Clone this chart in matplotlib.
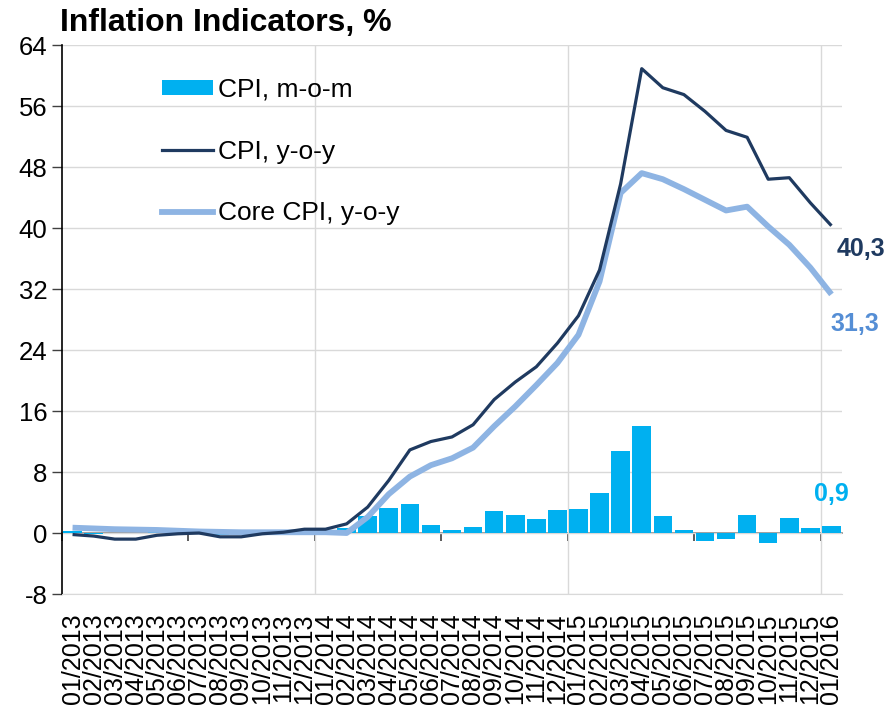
import matplotlib
matplotlib.use("Agg")
import matplotlib.pyplot as plt
from matplotlib.patches import Patch
from matplotlib.lines import Line2D
import numpy as np

plt.rcParams['font.family'] = ['Liberation Sans', 'DejaVu Sans']
plt.rcParams['axes.unicode_minus'] = False

# data, monthly 01/2013 - 01/2016
months = ['01/2013', '02/2013', '03/2013', '04/2013', '05/2013', '06/2013',
          '07/2013', '08/2013', '09/2013', '10/2013', '11/2013', '12/2013',
          '01/2014', '02/2014', '03/2014', '04/2014', '05/2014', '06/2014',
          '07/2014', '08/2014', '09/2014', '10/2014', '11/2014', '12/2014',
          '01/2015', '02/2015', '03/2015', '04/2015', '05/2015', '06/2015',
          '07/2015', '08/2015', '09/2015', '10/2015', '11/2015', '12/2015',
          '01/2016']
cpi_mom = [0.2, -0.1, 0.0, 0.0, 0.1, 0.1, -0.1, -0.3, 0.0, 0.4, 0.2, 0.5,
           0.2, 0.6, 2.2, 3.3, 3.8, 1.0, 0.4, 0.8, 2.9, 2.4, 1.9, 3.0,
           3.1, 5.3, 10.8, 14.0, 2.2, 0.4, -1.0, -0.8, 2.3, -1.3, 2.0, 0.7, 0.9]
cpi_yoy = [-0.2, -0.4, -0.8, -0.8, -0.3, -0.1, 0.0, -0.5, -0.5, -0.1, 0.1, 0.5,
           0.5, 1.2, 3.4, 6.9, 10.9, 12.0, 12.6, 14.2, 17.5, 19.8, 21.8, 24.9,
           28.5, 34.5, 45.8, 60.9, 58.4, 57.5, 55.3, 52.8, 51.9, 46.4, 46.6, 43.3, 40.3]
core_yoy = [0.7, 0.6, 0.5, 0.45, 0.4, 0.3, 0.2, 0.15, 0.1, 0.1, 0.1, 0.1,
            0.1, 0.0, 2.1, 5.1, 7.4, 8.9, 9.8, 11.2, 14.0, 16.6, 19.4, 22.3,
            26.0, 33.0, 44.6, 47.2, 46.4, 45.1, 43.7, 42.3, 42.8, 40.2, 37.8, 34.8, 31.3]

C_BAR = '#00B0F0'
C_CPI = '#1F3A60'
C_CORE = '#8EB4E3'
C_CORE_LBL = '#558ED5'

YMIN, YMAX = -8, 64

fig = plt.figure(figsize=(8.91, 7.08), dpi=100)
ax = fig.add_axes([0.0696, 0.161, 0.8754, 0.7754])

x = np.arange(len(months))
ax.bar(x, cpi_mom, width=0.88, color=C_BAR, zorder=2)
ax.plot(x, core_yoy, color=C_CORE, lw=4.2, zorder=3, solid_capstyle='butt')
ax.plot(x, cpi_yoy, color=C_CPI, lw=2.3, zorder=4, solid_capstyle='butt')

ax.set_xlim(-0.5, len(months) - 0.5)
ax.set_ylim(YMIN, YMAX)
ax.set_yticks(np.arange(YMIN, YMAX + 1, 8))
ax.tick_params(axis='y', labelsize=18.5, direction='out', length=7, width=1, color='#404040')
ax.grid(axis='y', color='#D9D9D9', lw=1, zorder=0)

ax.set_xticks(x)
ax.set_xticklabels(months, rotation=90, fontsize=18)
ax.tick_params(axis='x', which='major', length=0, pad=14)
# year separators
ax.set_xticks([11.5, 23.5, 35.5], minor=True)
ax.tick_params(axis='x', which='minor', length=0)
ax.grid(axis='x', which='minor', color='#D9D9D9', lw=1, zorder=0)
ax.set_axisbelow(True)

for s in ['top', 'right']:
    ax.spines[s].set_visible(False)
ax.spines['bottom'].set_color('#D9D9D9')
ax.spines['left'].set_color('black')
ax.spines['left'].set_linewidth(1.2)

# zero axis with half-year tick marks
sec = ax.secondary_xaxis((0 - YMIN) / (YMAX - YMIN))
sec.set_xticks(np.arange(-0.5, len(months), 6))
sec.tick_params(direction='out', length=6, width=1.2, color='#404040', labelbottom=False, labeltop=False)
sec.spines['bottom'].set_color('#808080')
sec.spines['bottom'].set_linewidth(1.2)
sec.spines['top'].set_visible(False)

def fmt(v):
    return f"{v:.1f}".replace('.', ',')

ax.annotate(fmt(cpi_yoy[-1]), (x[-1], cpi_yoy[-1]), xytext=(21, -17), textcoords='offset points',
            ha='center', va='center', fontsize=18, fontweight='bold', color=C_CPI, annotation_clip=False)
ax.annotate(fmt(core_yoy[-1]), (x[-1], core_yoy[-1]), xytext=(17, -21), textcoords='offset points',
            ha='center', va='center', fontsize=18, fontweight='bold', color=C_CORE_LBL, annotation_clip=False)
ax.annotate(fmt(cpi_mom[-1]), (x[-1], cpi_mom[-1]), xytext=(0, 23), textcoords='offset points',
            ha='center', va='center', fontsize=18, fontweight='bold', color=C_BAR, annotation_clip=False)

handles = [Patch(facecolor=C_BAR, edgecolor='none'),
           Line2D([], [], color=C_CPI, lw=2.3),
           Line2D([], [], color=C_CORE, lw=4.2)]
ax.legend(handles, ['CPI, m-o-m', 'CPI, y-o-y', 'Core CPI, y-o-y'],
          loc='upper left', bbox_to_anchor=(0.128, 0.940), frameon=False, fontsize=19,
          handlelength=1.93, handleheight=0.5, handletextpad=0.2, labelspacing=1.43,
          borderpad=0, borderaxespad=0)

fig.text(0.067, 0.967, 'Inflation Indicators, %', fontsize=23, fontweight='bold', va='center', ha='left')

fig.savefig('out.png', dpi=100)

What to produce →
Please quote the lines of the material, beginning with the first and ending with the one that contains "plt.rcParams['axes.unicode_minus'] = False", exactly as written and without any pictures.

Result of the task →
Clone this chart in matplotlib.
import matplotlib
matplotlib.use("Agg")
import matplotlib.pyplot as plt
from matplotlib.patches import Patch
from matplotlib.lines import Line2D
import numpy as np

plt.rcParams['font.family'] = ['Liberation Sans', 'DejaVu Sans']
plt.rcParams['axes.unicode_minus'] = False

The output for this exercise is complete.